WORK INSTRUCTIONS –
Quote each line of the material verbatim, without the pictures.

DATA SEGMENT –
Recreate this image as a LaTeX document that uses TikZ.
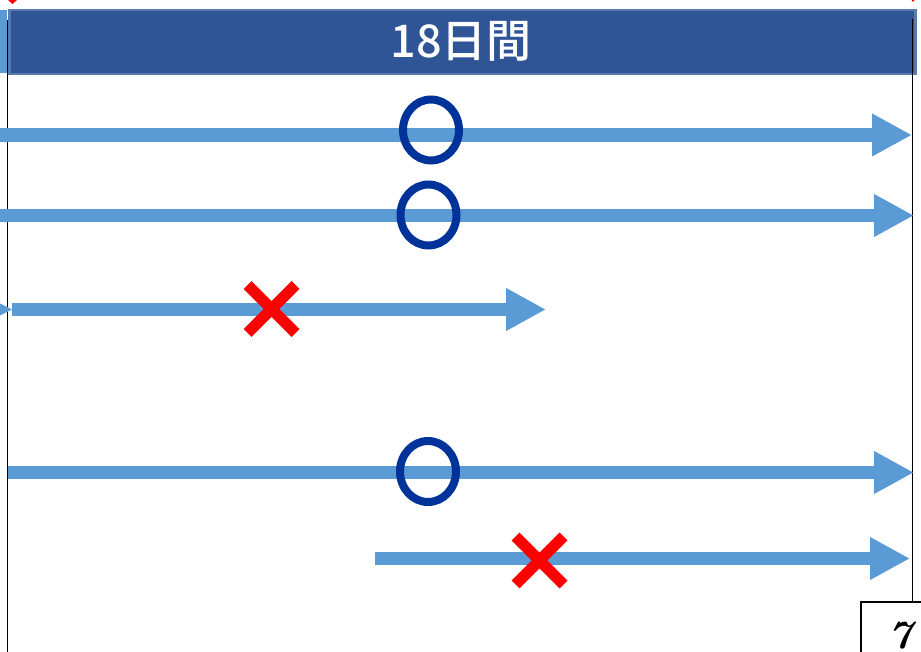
\documentclass[tikz,border=0pt]{standalone}
\usepackage{fontspec}
\newfontfamily\cjkfont{Noto Sans CJK JP Medium}
\usetikzlibrary{arrows.meta,shapes.geometric,shapes.misc}
\definecolor{arrowblue}{RGB}{91,155,213}
\definecolor{headblue}{RGB}{47,85,151}
\definecolor{headedge}{RGB}{88,122,172}
\definecolor{okblue}{RGB}{0,51,153}
\definecolor{ngred}{RGB}{255,0,0}
\tikzset{
  flow/.style={draw=arrowblue, line width=13.5pt,
    -{Triangle[length=40pt,width=40pt]}},
  okmark/.style={draw=okblue, line width=8pt, ellipse, inner sep=0pt,
    minimum width=56pt, minimum height=61pt},
  ngmark/.style={draw=ngred, line width=11pt, cross out, inner sep=0pt,
    minimum size=37pt},
  guide/.style={draw=black, line width=1.2pt},
}
\begin{document}
\begin{tikzpicture}[x=1pt,y=-1pt]
\useasboundingbox (0,0) rectangle (921,652);
\begin{scope}
\clip (0,0) rectangle (921,652);
% left strip of a previous header
\fill[arrowblue] (-10,10) rectangle (7,73);
% header
\node[fill=headblue, draw=headedge, line width=2.5pt, minimum width=906pt,
  minimum height=64pt, inner sep=0pt, anchor=north west] (header) at (8,9) {};
\node[text=white, font=\cjkfont\fontsize{45}{50}\selectfont] (title) at (461,41) {18日間};
% guide lines
\coordinate (L1) at (7.3,20);
\coordinate (L2) at (7.3,660);
\coordinate (R1) at (912.7,19);
\coordinate (R2) at (912.7,601);
\draw[guide] (L1) -- (L2);
\draw[guide] (R1) -- (R2);
% page number box
\node[draw=black, line width=2pt, anchor=north west, minimum width=70pt,
  minimum height=60pt, inner sep=0pt] (pgbox) at (859.5,601) {};
\node[font=\rmfamily\bfseries\itshape\fontsize{40}{46}\selectfont, anchor=base, inner sep=0pt] (pgnum) at (900,648) {7};
% arrows
\coordinate (a1s) at (-5,135);   \coordinate (a1e) at (912,135);
\coordinate (a2s) at (-5,215.5); \coordinate (a2e) at (914,215.5);
\coordinate (a3s) at (12,309.5); \coordinate (a3e) at (546,309.5);
\coordinate (a4s) at (8,472.5);  \coordinate (a4e) at (914,472.5);
\coordinate (a5s) at (375,558.5);\coordinate (a5e) at (910,558.5);
\draw[flow] (a1s) -- (a1e);
\draw[flow] (a2s) -- (a2e);
\draw[flow] (a3s) -- (a3e);
\draw[flow] (a4s) -- (a4e);
\draw[flow] (a5s) -- (a5e);
% partial tip at the left
\fill[arrowblue] (-28,289.5) -- (12,309.5) -- (-28,329.5) -- cycle;
% marks
\node[okmark] (ok1) at (431,130) {};
\node[okmark] (ok2) at (428.5,215) {};
\node[okmark] (ok3) at (428,471.5) {};
\node[ngmark] (ng1) at (271.5,309) {};
\node[ngmark] (ng2) at (539.5,560.5) {};
% red bits at the top edge
\fill[ngred] (8,0) -- (17,0) -- (12.5,4) -- cycle;
\fill[ngred] (911.5,0) -- (914.5,0) -- (913,2) -- cycle;
\end{scope}
\end{tikzpicture}
\end{document}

ANSWER TO THIS PROBLEM –
Recreate this image as a LaTeX document that uses TikZ.
\documentclass[tikz,border=0pt]{standalone}
\usepackage{fontspec}
\newfontfamily\cjkfont{Noto Sans CJK JP Medium}
\usetikzlibrary{arrows.meta,shapes.geometric,shapes.misc}
\definecolor{arrowblue}{RGB}{91,155,213}
\definecolor{headblue}{RGB}{47,85,151}
\definecolor{headedge}{RGB}{88,122,172}
\definecolor{okblue}{RGB}{0,51,153}
\definecolor{ngred}{RGB}{255,0,0}
\tikzset{
  flow/.style={draw=arrowblue, line width=13.5pt,
    -{Triangle[length=40pt,width=40pt]}},
  okmark/.style={draw=okblue, line width=8pt, ellipse, inner sep=0pt,
    minimum width=56pt, minimum height=61pt},
  ngmark/.style={draw=ngred, line width=11pt, cross out, inner sep=0pt,
    minimum size=37pt},
  guide/.style={draw=black, line width=1.2pt},
}
\begin{document}
\begin{tikzpicture}[x=1pt,y=-1pt]
\useasboundingbox (0,0) rectangle (921,652);
\begin{scope}
\clip (0,0) rectangle (921,652);
% left strip of a previous header
\fill[arrowblue] (-10,10) rectangle (7,73);
% header
\node[fill=headblue, draw=headedge, line width=2.5pt, minimum width=906pt,
  minimum height=64pt, inner sep=0pt, anchor=north west] (header) at (8,9) {};
\node[text=white, font=\cjkfont\fontsize{45}{50}\selectfont] (title) at (461,41) {18日間};
% guide lines
\coordinate (L1) at (7.3,20);
\coordinate (L2) at (7.3,660);
\coordinate (R1) at (912.7,19);
\coordinate (R2) at (912.7,601);
\draw[guide] (L1) -- (L2);
\draw[guide] (R1) -- (R2);
% page number box
\node[draw=black, line width=2pt, anchor=north west, minimum width=70pt,
  minimum height=60pt, inner sep=0pt] (pgbox) at (859.5,601) {};
\node[font=\rmfamily\bfseries\itshape\fontsize{40}{46}\selectfont, anchor=base, inner sep=0pt] (pgnum) at (900,648) {7};
% arrows
\coordinate (a1s) at (-5,135);   \coordinate (a1e) at (912,135);
\coordinate (a2s) at (-5,215.5); \coordinate (a2e) at (914,215.5);
\coordinate (a3s) at (12,309.5); \coordinate (a3e) at (546,309.5);
\coordinate (a4s) at (8,472.5);  \coordinate (a4e) at (914,472.5);
\coordinate (a5s) at (375,558.5);\coordinate (a5e) at (910,558.5);
\draw[flow] (a1s) -- (a1e);
\draw[flow] (a2s) -- (a2e);
\draw[flow] (a3s) -- (a3e);
\draw[flow] (a4s) -- (a4e);
\draw[flow] (a5s) -- (a5e);
% partial tip at the left
\fill[arrowblue] (-28,289.5) -- (12,309.5) -- (-28,329.5) -- cycle;
% marks
\node[okmark] (ok1) at (431,130) {};
\node[okmark] (ok2) at (428.5,215) {};
\node[okmark] (ok3) at (428,471.5) {};
\node[ngmark] (ng1) at (271.5,309) {};
\node[ngmark] (ng2) at (539.5,560.5) {};
% red bits at the top edge
\fill[ngred] (8,0) -- (17,0) -- (12.5,4) -- cycle;
\fill[ngred] (911.5,0) -- (914.5,0) -- (913,2) -- cycle;
\end{scope}
\end{tikzpicture}
\end{document}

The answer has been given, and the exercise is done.